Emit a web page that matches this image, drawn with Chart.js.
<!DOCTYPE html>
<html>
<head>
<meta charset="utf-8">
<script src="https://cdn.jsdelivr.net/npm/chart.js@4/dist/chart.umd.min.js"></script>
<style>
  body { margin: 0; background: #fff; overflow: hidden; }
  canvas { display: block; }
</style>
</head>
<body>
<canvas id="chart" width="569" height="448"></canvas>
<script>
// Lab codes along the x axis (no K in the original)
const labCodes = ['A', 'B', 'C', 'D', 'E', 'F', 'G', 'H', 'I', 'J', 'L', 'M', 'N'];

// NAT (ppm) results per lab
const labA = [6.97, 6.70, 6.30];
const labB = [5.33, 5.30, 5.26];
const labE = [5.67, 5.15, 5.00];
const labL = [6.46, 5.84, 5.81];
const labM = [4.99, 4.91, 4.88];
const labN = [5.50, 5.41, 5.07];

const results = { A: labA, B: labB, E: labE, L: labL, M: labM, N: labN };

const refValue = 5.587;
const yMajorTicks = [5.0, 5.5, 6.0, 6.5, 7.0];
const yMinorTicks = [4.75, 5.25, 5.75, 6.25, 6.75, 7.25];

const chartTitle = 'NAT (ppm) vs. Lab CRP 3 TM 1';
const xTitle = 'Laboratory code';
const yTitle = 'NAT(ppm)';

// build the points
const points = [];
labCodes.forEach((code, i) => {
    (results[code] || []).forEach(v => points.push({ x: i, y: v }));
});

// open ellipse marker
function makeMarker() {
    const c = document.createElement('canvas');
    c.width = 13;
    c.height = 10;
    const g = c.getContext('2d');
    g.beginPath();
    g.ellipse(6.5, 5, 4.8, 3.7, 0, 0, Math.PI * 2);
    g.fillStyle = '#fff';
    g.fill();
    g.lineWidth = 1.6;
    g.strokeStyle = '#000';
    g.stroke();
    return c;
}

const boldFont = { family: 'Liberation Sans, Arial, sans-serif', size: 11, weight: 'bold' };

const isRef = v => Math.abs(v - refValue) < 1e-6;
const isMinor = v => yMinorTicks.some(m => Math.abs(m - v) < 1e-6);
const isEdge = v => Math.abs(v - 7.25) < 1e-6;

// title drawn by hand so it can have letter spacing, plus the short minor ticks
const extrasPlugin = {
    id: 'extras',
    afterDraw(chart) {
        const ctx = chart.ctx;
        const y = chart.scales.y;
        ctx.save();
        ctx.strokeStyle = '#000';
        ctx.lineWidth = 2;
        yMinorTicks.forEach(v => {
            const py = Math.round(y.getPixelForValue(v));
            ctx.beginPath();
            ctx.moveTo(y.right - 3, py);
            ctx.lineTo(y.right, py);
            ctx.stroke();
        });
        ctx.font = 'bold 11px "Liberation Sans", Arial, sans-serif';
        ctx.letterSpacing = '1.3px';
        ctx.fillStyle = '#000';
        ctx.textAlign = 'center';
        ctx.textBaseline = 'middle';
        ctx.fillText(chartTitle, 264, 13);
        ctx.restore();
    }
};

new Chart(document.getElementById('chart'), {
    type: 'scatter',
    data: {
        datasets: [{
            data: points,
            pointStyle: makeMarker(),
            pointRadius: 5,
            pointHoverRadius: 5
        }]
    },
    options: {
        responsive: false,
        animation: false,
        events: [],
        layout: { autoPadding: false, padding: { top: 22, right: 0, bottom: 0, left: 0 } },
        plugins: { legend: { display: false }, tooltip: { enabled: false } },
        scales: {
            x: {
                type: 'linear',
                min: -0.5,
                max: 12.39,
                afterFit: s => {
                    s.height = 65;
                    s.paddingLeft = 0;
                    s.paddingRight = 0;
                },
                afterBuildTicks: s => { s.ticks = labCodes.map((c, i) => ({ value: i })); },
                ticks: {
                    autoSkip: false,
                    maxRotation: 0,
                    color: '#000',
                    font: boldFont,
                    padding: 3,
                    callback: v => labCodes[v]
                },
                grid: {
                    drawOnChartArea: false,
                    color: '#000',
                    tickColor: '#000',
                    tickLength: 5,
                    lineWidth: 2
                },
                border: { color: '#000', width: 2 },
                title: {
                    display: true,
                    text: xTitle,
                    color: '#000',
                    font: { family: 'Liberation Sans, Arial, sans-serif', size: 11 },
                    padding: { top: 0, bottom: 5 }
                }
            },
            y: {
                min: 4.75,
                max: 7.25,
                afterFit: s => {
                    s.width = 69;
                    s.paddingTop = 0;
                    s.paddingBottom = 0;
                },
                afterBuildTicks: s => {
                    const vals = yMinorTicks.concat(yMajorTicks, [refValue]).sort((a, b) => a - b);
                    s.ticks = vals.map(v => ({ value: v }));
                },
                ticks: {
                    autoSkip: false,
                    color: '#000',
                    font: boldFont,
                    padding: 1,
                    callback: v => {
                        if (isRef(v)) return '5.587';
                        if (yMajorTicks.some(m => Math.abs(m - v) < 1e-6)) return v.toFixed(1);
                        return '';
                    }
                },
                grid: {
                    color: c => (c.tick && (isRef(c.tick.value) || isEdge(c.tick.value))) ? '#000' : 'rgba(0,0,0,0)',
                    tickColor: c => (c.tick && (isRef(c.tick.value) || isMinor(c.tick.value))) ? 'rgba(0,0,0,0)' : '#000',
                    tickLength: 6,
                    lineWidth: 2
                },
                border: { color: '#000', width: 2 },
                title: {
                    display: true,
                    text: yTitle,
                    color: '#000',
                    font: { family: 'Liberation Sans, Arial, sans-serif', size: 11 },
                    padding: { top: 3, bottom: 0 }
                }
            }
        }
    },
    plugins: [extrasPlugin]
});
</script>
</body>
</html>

........

### Exercise prompt
Begin with the first line of the data above and, please, print each line exactly until you have printed the line containing "const yMinorTicks = [4.75, 5.25, 5.75, 6.25, 6.75, 7.25];"; print nothing else.

### Problem solution
Emit a web page that matches this image, drawn with Chart.js.
<!DOCTYPE html>
<html>
<head>
<meta charset="utf-8">
<script src="https://cdn.jsdelivr.net/npm/chart.js@4/dist/chart.umd.min.js"></script>
<style>
  body { margin: 0; background: #fff; overflow: hidden; }
  canvas { display: block; }
</style>
</head>
<body>
<canvas id="chart" width="569" height="448"></canvas>
<script>
// Lab codes along the x axis (no K in the original)
const labCodes = ['A', 'B', 'C', 'D', 'E', 'F', 'G', 'H', 'I', 'J', 'L', 'M', 'N'];

// NAT (ppm) results per lab
const labA = [6.97, 6.70, 6.30];
const labB = [5.33, 5.30, 5.26];
const labE = [5.67, 5.15, 5.00];
const labL = [6.46, 5.84, 5.81];
const labM = [4.99, 4.91, 4.88];
const labN = [5.50, 5.41, 5.07];

const results = { A: labA, B: labB, E: labE, L: labL, M: labM, N: labN };

const refValue = 5.587;
const yMajorTicks = [5.0, 5.5, 6.0, 6.5, 7.0];
const yMinorTicks = [4.75, 5.25, 5.75, 6.25, 6.75, 7.25];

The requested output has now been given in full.